Monday, 19 October 2020

Road to Farmers’ Prosperity

Updated: October 5, 2020 12:02 pm

After the passing of three farm bills in the recent session of Parliament, the Opposition is seemingly spreading canards about these bills. In Punjab and Haryana as well as parts of western Uttar Pradesh, the confusion has increased so much that farmers are on strike about it. The Opposition alleges that through these bills the government is trying to abolish the minimum support price system. However, the government has rejected this charge of the Opposition from every platform, as Prime Minister Narendra Modi, Defence Minister Rajnath Singh and Agriculture Minister Narendra Singh Tomar have made it clear that the government is not going to end the system of minimum support price. Against this backdrop, it is apt to mention the deteriorating state of decorum exhibited in the upper house during the passage of two legislation about farm bill, which clearly indicates nothing but the frivolous attitude of lawmakers of the largest democracy in the world. The pseudo-secular media is justifying the behaviour of the Opposition party leaders. However, it should have highlighted the agriculture reform long overdue. It should have explained the ultimate benefits to the farmer and the consumer. The Opposition tactics should have been exposed instead of trying to justify their antics. The opposition to changes that will be brought about by the new agriculture related bills is politically motivated. If, as claimed by the government, bills will give freedom to farmers to sell their produce to anyone they wish to sell, what is the problem then? Assuming what the Opposition parties claim is true and accepting that these bills are anti-farmer, opponents must explain why today small farmers are unhappy. I think small farmers’ interests are just ignored and big farmers are protected by politicians. If farming is a loss-making activity, why are politicians against contract farming by companies and also against sale of agricultural land to non-farmers?  If we wish small farmers to earn decent income, they must be encouraged to stand on their own legs, without too much government help. They must be empowered to set up farmer producer companies/organisations and through them increase productivity, profitability and income.

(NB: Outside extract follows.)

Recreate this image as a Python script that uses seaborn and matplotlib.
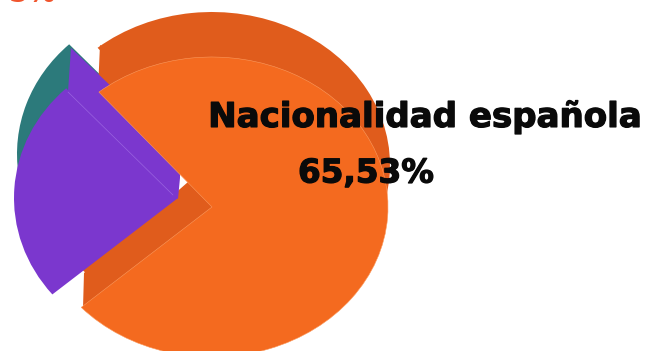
import matplotlib
matplotlib.use("Agg")
import matplotlib.pyplot as plt
import matplotlib.patheffects as pe
from matplotlib.patches import Polygon
from matplotlib.transforms import Affine2D
import seaborn as sns

sns.set_theme(style="white")
plt.rcParams["font.family"] = ["DejaVu Sans"]

# Population shares by nationality, in percent
categories = ["Nacionalidad española", "Otra nacionalidad", "Doble nacionalidad"]
shares = [65.53, 27.0, 7.47]
colors = ["#F46A1F", "#7B37CE", "#2C7A7B"]
side_orange = "#E05C1C"
edge_orange = "#FB9A5E"
edge_purple = "#9A63E0"
red_label = "#F0552D"

W, H = 652, 351
fig = plt.figure(figsize=(W / 100, H / 100), dpi=100)
ax = fig.add_axes([0, 0, 1, 1])


def y(py):
    return H - py


def tilted_slice(value, center, rx, ry, start, deg_per_pct, color, z):
    """One pie slice, flattened to an ellipse by the tilt of the disc."""
    frac = value * deg_per_pct / 360
    wedges, _ = ax.pie([frac], startangle=start, counterclock=False, normalize=False,
                       radius=rx, center=(center[0], y(center[1]) * rx / ry), colors=[color],
                       wedgeprops={"edgecolor": "none", "linewidth": 0})
    wedge = wedges[0]
    wedge.set_transform(Affine2D().scale(1, ry / rx) + ax.transData)
    wedge.set_zorder(z)
    return wedge


# Foreshortening of each slice on the tilted disc, degrees per percent
orange_rate = 268 / shares[0]
purple_rate = 87 / shares[1]
teal_rate = 55 / shares[2]

# Rear slice, only its rim shows above the purple one
tilted_slice(shares[2], (181, 154), 164, 150, 188, teal_rate, colors[2], 1)

# Side wall of the main slice
tilted_slice(shares[0], (212, 165), 178, 153, 130, orange_rate, side_orange, 2)
ax.add_patch(Polygon([(100, y(45)), (98, y(90)), (140, y(110)), (125, y(60))],
                     closed=True, fc=side_orange, ec="none", zorder=2))
ax.add_patch(Polygon([(83, y(308)), (84, y(273)), (188, y(182)), (212, y(207))],
                     closed=True, fc=side_orange, ec="none", zorder=3))

# Purple slice: side wall, then top face
ax.add_patch(Polygon([(71, y(48)), (68, y(92)), (178, y(199)), (180, y(178)), (180, y(152))],
                     closed=True, fc=colors[1], ec="none", zorder=4))
tilted_slice(shares[1], (178, 198), 164, 150, 220, purple_rate, colors[1], 5)
ax.plot([68, 173], [y(92), y(195)], color=edge_purple, lw=0.5, zorder=6)

# Top face of the main slice
top = tilted_slice(shares[0], (212, 207), 176, 150, 130, orange_rate, colors[0], 7)
top.set_edgecolor(edge_orange)
top.set_linewidth(0.4)

ax.set_aspect("auto")
ax.set_xlim(0, W)
ax.set_ylim(0, H)
ax.axis("off")

value_text = f"{shares[0]:.2f}%".replace(".", ",")
thick = [pe.withStroke(linewidth=0.9, foreground="#0a0a0a")]
ax.text(425, y(117), categories[0], ha="center", va="center", fontsize=24.5,
        fontweight="bold", color="#0a0a0a", path_effects=thick, zorder=10)
ax.text(366, y(173), value_text, ha="center", va="center",
        fontsize=23.5, fontweight="bold", color="#0a0a0a", path_effects=thick, zorder=10)

# Share of the slice above, cut by the top of the figure
ax.text(32, y(2), "5%", ha="center", va="baseline", fontsize=20, fontweight="bold",
        color=red_label, zorder=10)

fig.savefig("out.png", dpi=100, facecolor="white")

Reforms are part of growth. The APMC, or the Mandi system, as it is known, has outlived its utility. The Mandi system thrives under political patronage with middlemen running the show. The state governments, especially Punjab, is opposed to it because the Mandi system is controlled by a handful of powerful farmers who virtually hold the small and marginal farmers to ransom. The small and marginal farmers need choices to dispose of their produce, which they are presently denied. The Congress CM of Punjab has conveniently forgotten that these are the very reforms that his party promised in its manifesto during 2019 Lok Sabha elections. A typical Congress reaction, which they also adopted at the time of GST reforms after supporting the bill. It is worth mentioning that within days after the GST reforms, they started opposing it on the grounds of too many rate slabs, totally ignoring the fact that rationalisation of rates will be undertaken as the GST regime progresses. The romanticism of state control in India doesn’t seem to have diminished even by an iota despite years of high growth after 1991 leading to more revenues, and therefore, higher welfare in terms of food security, housing programme, etc. What baffles me truly is that when the entire developed world is a leading example of both better social welfare and free market, how do the so-called intellectuals in India seem to always pull us back to the never-ending abyss of state controls. This hasn’t worked. While the anxieties of small farmers and others have to be addressed well, we simply can’t go back to the very system under which we have seen so many farmers committing suicides. As for private investment in the agriculture sector, I think the private investment didn’t come in because they didn’t see much benefit, as the rest of the country was still under APMC and the government didn’t take any interest in infrastructure development for the agriculture sector. Now that the entire country is one agri-market, all states and the Centre should adopt the PPP model to rapidly build infrastructure for the agriculture sector. Only then will these reforms fructify and private investment can be seen crowded into the agriculture sector.